Scientists in Switzerland and the US have developed an ecosystem of tools to boost machine learning (ML)-based design of metal–organic frameworks (MOFs). Kevin Jablonka from the Swiss Federal Institute of Technology Lausanne (EPFL) and colleagues made Mofdscribe available to users in December 2022, some of whom have already published studies exploiting it. ‘This tool helps us to move forwards much faster,’ says Jablonka.

Today, chemists can make millions of distinct MOFs by connecting up metal nodes and organic linkers like molecular construction kits. Scientists have made over 100,000 MOFs with a potentially unlimited number possible, with uses including catalysing chemical reactions and storing gases including carbon dioxide.

The building blocks chemists choose can control the MOF’s properties, which makes their design critical. With a large chemical space to explore, researchers use computational design, with ML approaches predicting properties including gas adsorption, colours, oxidation states, heat-capacities, synthesis conditions and water stability.

Featurisation

Source: © American Chemical Society

Mofdscribe ‘featurises’ various MOF features into data that machine learning systems can use to design new structures.

Working in Berend Smit’s EPFL team, Jablonka was frustrated by trying to work out if new ML approaches were better than old ones, finding it extremely difficult. ‘This is a very young field,’ Smit tells Chemistry World. ‘Many people are developing machine learning approaches and of course, they all claim that it’s an improvement.’ But Jablonka even had to reproduce systems developed in Smit’s group from scratch, because the code didn’t run.
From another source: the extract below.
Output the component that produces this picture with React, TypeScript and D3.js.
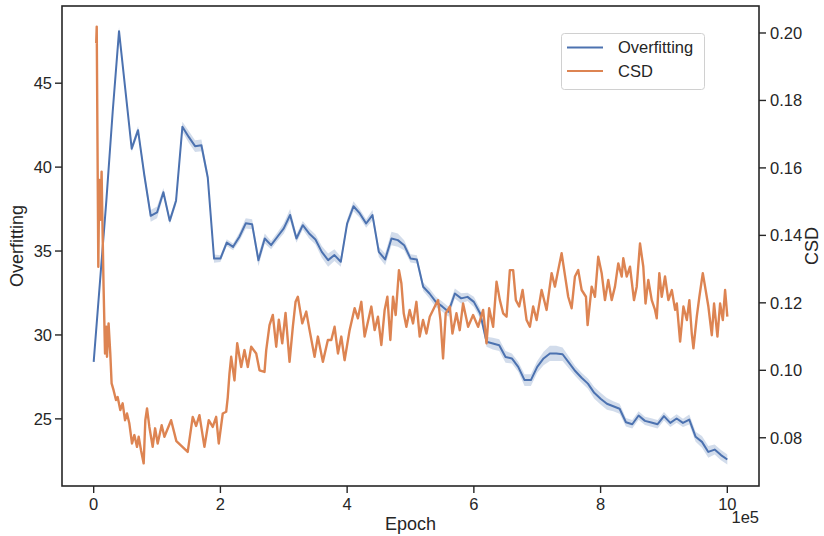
import React from "react";
import * as d3 from "d3";

// ---------- data ----------
// Overfitting: one value every 10,000 epochs (0 .. 1,000,000)
const overfitStep = 10000;
const overfitMean = [
  28.4, 33.2, 38.0, 43.3, 48.1, 44.6, 41.1, 42.2, 39.5, 37.1,
  37.3, 38.5, 36.8, 38.0, 42.4, 41.8, 41.25, 41.3, 39.4, 34.55,
  34.55, 35.5, 35.25, 35.85, 36.65, 36.6, 34.45, 35.75, 35.35, 35.85,
  36.35, 37.15, 35.75, 36.54, 36.05, 35.69, 34.95, 34.46, 34.76, 34.36,
  36.64, 37.67, 37.24, 36.64, 37.14, 34.95, 34.5, 35.75, 35.65, 35.35,
  34.56, 34.5, 32.87, 32.47, 31.97, 31.7, 31.38, 32.47, 32.18, 32.27,
  31.97, 31.28, 29.59, 29.49, 29.39, 28.69, 28.6, 28.1, 27.31, 27.31,
  28.1, 28.6, 28.9, 28.9, 28.85, 28.35, 27.85, 27.45, 27.1, 26.55,
  26.2, 25.9, 25.75, 25.6, 24.8, 24.68, 25.2, 24.88, 24.78, 24.68,
  25.16, 24.76, 25.02, 24.76, 24.96, 23.93, 23.63, 23.03, 23.17, 22.84,
  22.58,
];
const overfitCiHalf = [
  0.1, 0.15, 0.2, 0.2, 0.25, 0.2, 0.2, 0.25, 0.3, 0.35,
  0.35, 0.25, 0.2, 0.25, 0.3, 0.35, 0.35, 0.35, 0.3, 0.25,
  0.2, 0.2, 0.2, 0.25, 0.3, 0.3, 0.35, 0.3, 0.25, 0.25,
  0.3, 0.35, 0.25, 0.25, 0.3, 0.3, 0.35, 0.4, 0.35, 0.3,
  0.25, 0.3, 0.25, 0.25, 0.3, 0.3, 0.35, 0.4, 0.4, 0.3,
  0.25, 0.25, 0.25, 0.3, 0.3, 0.3, 0.3, 0.3, 0.3, 0.25,
  0.3, 0.3, 0.3, 0.35, 0.35, 0.35, 0.3, 0.3, 0.35, 0.35,
  0.35, 0.4, 0.45, 0.45, 0.4, 0.35, 0.3, 0.3, 0.3, 0.35,
  0.35, 0.35, 0.3, 0.3, 0.25, 0.25, 0.25, 0.25, 0.25, 0.25,
  0.25, 0.25, 0.25, 0.25, 0.3, 0.3, 0.35, 0.35, 0.3, 0.3,
  0.3,
];

// CSD: epochs (thousands) and values
const csdEpochK = [
  4.0, 4.8, 7.3, 8.8, 10.4, 12.5, 14.1, 15.6, 17.9, 19.9,
  21.0, 23.5, 26.2, 28.3, 31.4, 35.2, 37.8, 42.0, 45.7, 49.5,
  52.6, 56.3, 60.5, 64.2, 68.4, 71.0, 74.7, 78.9, 81.5, 84.2,
  87.9, 93.1, 96.9, 101.0, 107.3, 111.6, 122.2, 130.5, 148.4, 156.3,
  161.7, 166.9, 174.8, 181.6, 187.9, 193.3, 197.4, 203.7, 209.1, 211.6,
  214.3, 217.0, 222.2, 226.5, 232.8, 238.0, 243.2, 248.6, 256.5, 261.7,
  269.6, 272.3, 277.5, 282.7, 288.1, 292.2, 297.6, 302.8, 309.1, 314.3,
  318.6, 322.2, 329.2, 335.5, 340.7, 348.6, 353.8, 361.7, 369.6, 375.0,
  380.2, 385.5, 390.8, 396.0, 403.9, 411.8, 417.0, 422.4, 427.6, 432.8,
  438.2, 443.4, 448.6, 454.0, 459.2, 463.5, 468.2, 472.4, 476.6, 481.8,
  485.6, 489.3, 493.5, 498.7, 504.0, 509.3, 514.5, 519.8, 525.1, 530.4,
  538.3, 543.5, 547.3, 551.4, 555.6, 562.0, 566.2, 572.5, 577.7, 583.0,
  590.9, 598.8, 606.7, 614.6, 620.0, 624.1, 630.4, 635.8, 641.0, 646.2,
  651.6, 656.8, 662.0, 666.3, 671.5, 676.9, 683.2, 688.4, 693.6, 699.0,
  706.9, 714.8, 722.7, 727.9, 733.1, 738.5, 745.3, 748.9, 754.3, 759.5,
  764.7, 770.1, 776.9, 779.5, 785.9, 791.1, 796.3, 801.7, 806.9, 812.1,
  817.5, 822.7, 827.9, 833.3, 835.8, 841.2, 846.4, 852.7, 857.0, 862.2,
  867.4, 870.9, 875.3, 880.7, 885.9, 888.6, 892.7, 896.5, 901.7, 907.0,
  912.4, 917.6, 920.3, 925.5, 930.7, 936.1, 940.1, 943.9, 946.5, 951.8,
  955.9, 961.3, 964.9, 970.1, 975.5, 979.1, 984.4, 988.6, 992.9, 996.5,
  1000.0,
];
const csdValue = [
  0.197, 0.2019, 0.1307, 0.1564, 0.1446, 0.1589, 0.1406, 0.1248, 0.105, 0.1129,
  0.104, 0.1139, 0.105, 0.0961, 0.0941, 0.0912, 0.0921, 0.0882, 0.0902, 0.0852,
  0.0872, 0.0842, 0.0783, 0.0808, 0.0773, 0.0803, 0.0763, 0.0724, 0.0852, 0.0887,
  0.0832, 0.0773, 0.0828, 0.0783, 0.0837, 0.0803, 0.0852, 0.079, 0.0758, 0.0862,
  0.0835, 0.0867, 0.0773, 0.0852, 0.0832, 0.0862, 0.0783, 0.0872, 0.0877, 0.092,
  0.099, 0.104, 0.097, 0.108, 0.101, 0.106, 0.101, 0.107, 0.105, 0.1,
  0.0995, 0.106, 0.1134, 0.1164, 0.107, 0.115, 0.108, 0.117, 0.1025, 0.1129,
  0.1203, 0.1218, 0.1139, 0.1174, 0.1119, 0.104, 0.11, 0.1025, 0.109, 0.109,
  0.1129, 0.105, 0.11, 0.103, 0.1119, 0.1184, 0.1154, 0.1203, 0.11, 0.1144,
  0.1189, 0.1119, 0.1159, 0.1075, 0.1179, 0.1218, 0.109, 0.1218, 0.1164, 0.1297,
  0.1258, 0.1169, 0.1129, 0.1179, 0.1139, 0.1203, 0.11, 0.1149, 0.1109, 0.1159,
  0.1189, 0.1208, 0.1149, 0.1035, 0.1169, 0.1189, 0.1109, 0.1169, 0.1119, 0.1198,
  0.1129, 0.1164, 0.1129, 0.1179, 0.108, 0.1184, 0.1129, 0.1263, 0.1208, 0.1169,
  0.1159, 0.1297, 0.1297, 0.1208, 0.1189, 0.1238, 0.1149, 0.1129, 0.1189, 0.1149,
  0.1238, 0.1179, 0.1288, 0.1248, 0.1297, 0.1347, 0.1263, 0.1218, 0.1184, 0.1278,
  0.1297, 0.1238, 0.1218, 0.1134, 0.1248, 0.1218, 0.1337, 0.1288, 0.1208, 0.1268,
  0.1208, 0.1248, 0.1317, 0.1278, 0.1332, 0.1278, 0.1307, 0.1208, 0.1248, 0.1376,
  0.1307, 0.1198, 0.1268, 0.1208, 0.1179, 0.1154, 0.1288, 0.1218, 0.1278, 0.1208,
  0.1238, 0.1179, 0.1198, 0.1085, 0.1189, 0.1149, 0.1208, 0.1109, 0.1065, 0.1159,
  0.1218, 0.1288, 0.1248, 0.1189, 0.1104, 0.1198, 0.11, 0.1198, 0.1149, 0.1238,
  0.1159,
];

const xTicks = [0, 200000, 400000, 600000, 800000, 1000000];
const xTickLabels = ["0", "2", "4", "6", "8", "10"];
const leftTicks = [25, 30, 35, 40, 45];
const rightTicks = [0.08, 0.1, 0.12, 0.14, 0.16, 0.18, 0.2];
const seriesNames = ["Overfitting", "CSD"];

// ---------- style ----------
const W = 824;
const H = 536;
const M = { left: 62, right: 759, top: 6, bottom: 486 };
const BLUE = "#4c72b0";
const ORANGE = "#dd8452";
const INK = "#262626";
const FONT = "'Liberation Sans', Arial, Helvetica, sans-serif";
const TICK_FS = 16.5;
const LABEL_FS = 18;

export default function App() {
  const x = d3.scaleLinear().domain([-50000, 1050000]).range([M.left, M.right]);
  const yL = d3.scaleLinear().domain([21.0, 49.6]).range([M.bottom, M.top]);
  const yR = d3.scaleLinear().domain([0.0657, 0.208]).range([M.bottom, M.top]);

  const ofData = overfitMean.map((v, i) => ({
    e: i * overfitStep,
    v,
    lo: v - overfitCiHalf[i],
    hi: v + overfitCiHalf[i],
  }));
  const csdData = csdEpochK.map((k, i) => ({ e: k * 1000, v: csdValue[i] }));

  const band = d3
    .area<{ e: number; lo: number; hi: number }>()
    .x((d) => x(d.e))
    .y0((d) => yL(d.lo))
    .y1((d) => yL(d.hi))(ofData) as string;
  const ofLine = d3
    .line<{ e: number; v: number }>()
    .x((d) => x(d.e))
    .y((d) => yL(d.v))(ofData) as string;
  const csdLine = d3
    .line<{ e: number; v: number }>()
    .x((d) => x(d.e))
    .y((d) => yR(d.v))(csdData) as string;

  const fmtR = d3.format(".2f");
  const tickLen = 7;
  const midY = (M.top + M.bottom) / 2;

  return (
    <svg
      width={W}
      height={H}
      style={{ position: "absolute", left: 0, top: 0, background: "#fff" }}
      fontFamily={FONT}
    >
      <rect x={0} y={0} width={W} height={H} fill="#fff" />
      <defs>
        <clipPath id="plotclip">
          <rect x={M.left} y={M.top} width={M.right - M.left} height={M.bottom - M.top} />
        </clipPath>
      </defs>

      <g clipPath="url(#plotclip)">
        <path d={band} fill={BLUE} fillOpacity={0.25} stroke="none" />
        <path d={ofLine} fill="none" stroke={BLUE} strokeWidth={2} strokeLinejoin="round" />
        <path d={csdLine} fill="none" stroke={ORANGE} strokeWidth={2.4} strokeLinejoin="round" />
      </g>

      {/* frame */}
      <rect
        x={M.left}
        y={M.top}
        width={M.right - M.left}
        height={M.bottom - M.top}
        fill="none"
        stroke={INK}
        strokeWidth={1.6}
      />

      {/* x axis */}
      {xTicks.map((t, i) => (
        <g key={"x" + t}>
          <line x1={x(t)} x2={x(t)} y1={M.bottom} y2={M.bottom + tickLen} stroke={INK} strokeWidth={1.4} />
          <text x={x(t)} y={M.bottom + 24} textAnchor="middle" fontSize={TICK_FS} fill={INK}>
            {xTickLabels[i]}
          </text>
        </g>
      ))}
      <text x={M.right} y={M.bottom + 37} textAnchor="end" fontSize={TICK_FS} fill={INK}>
        1e5
      </text>
      <text x={(M.left + M.right) / 2} y={M.bottom + 44} textAnchor="middle" fontSize={LABEL_FS} fill={INK}>
        Epoch
      </text>

      {/* left axis */}
      {leftTicks.map((t) => (
        <g key={"l" + t}>
          <line x1={M.left - tickLen} x2={M.left} y1={yL(t)} y2={yL(t)} stroke={INK} strokeWidth={1.4} />
          <text x={M.left - 10} y={yL(t)} dy="0.35em" textAnchor="end" fontSize={TICK_FS} fill={INK}>
            {t}
          </text>
        </g>
      ))}
      <text
        transform={`translate(23,${midY}) rotate(-90)`}
        textAnchor="middle"
        fontSize={LABEL_FS}
        fill={INK}
      >
        Overfitting
      </text>

      {/* right axis */}
      {rightTicks.map((t) => (
        <g key={"r" + t}>
          <line x1={M.right} x2={M.right + tickLen} y1={yR(t)} y2={yR(t)} stroke={INK} strokeWidth={1.4} />
          <text x={M.right + 11} y={yR(t)} dy="0.35em" textAnchor="start" fontSize={TICK_FS} fill={INK}>
            {fmtR(t)}
          </text>
        </g>
      ))}
      <text
        transform={`translate(818,${midY}) rotate(-90)`}
        textAnchor="middle"
        fontSize={LABEL_FS}
        fill={INK}
      >
        CSD
      </text>

      {/* legend */}
      <g>
        <rect x={561.5} y={33.5} width={143} height={56} rx={3} fill="#fff" fillOpacity={0.8} stroke="#d0d0d0" strokeWidth={1} />
        {seriesNames.map((name, i) => (
          <g key={name}>
            <line
              x1={567}
              x2={603}
              y1={47.5 + i * 23.5}
              y2={47.5 + i * 23.5}
              stroke={i === 0 ? BLUE : ORANGE}
              strokeWidth={2}
            />
            <text x={618} y={47.5 + i * 23.5} dy="0.35em" fontSize={TICK_FS} fill={INK}>
              {name}
            </text>
          </g>
        ))}
      </g>
    </svg>
  );
}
Starting in March 2022, Jablonka started coding tools for the entire lifecycle of an ML MOF design process. ‘It gives you data, it gives you tools to then convert data into ML inputs, and then to test and compare models and also report and publish the results,’ he explains. Following 60,000 lines of code changes, the tools became the 20,000-line Mofdscribe ecosystem.

One key aspect of Mofdscribe is resolving problems with data used to train ML systems leaking into the test set. That’s a problem because it’s like letting the ML system cheat on its test by giving it the answers in advance. The problem arises because the same structure can appear in datasets multiple times, over 1000 in the worst case. As such it’s easy to miss the same structure going into the training and test sets.

Jablonka therefore developed tools to analyse datasets that ‘nobody even thought about needing’, according to Smit. Mofdscribe also allows its users to easily compare the performance of different ML techniques, Jablonka explains. It includes links to public leaderboards that benchmark the techniques.

Hilal Dağlar, a PhD researcher at Northwestern University in Evanston, US, already uses Mofdscribe after finding out about it on ChemRxiv and Twitter. She says that its main strength is making data preparation and cleaning for ML easier. Mofdscribe makes it easy to extract features from MOFs, she adds. ‘It offers an organised pipeline especially for non-specialist researchers in ML,’ Dağlar says. However, she would like to see it integrate new ML algorithms, including deep learning, and adds that Mofdscribe’s features must remain up to date to avoid its use decreasing.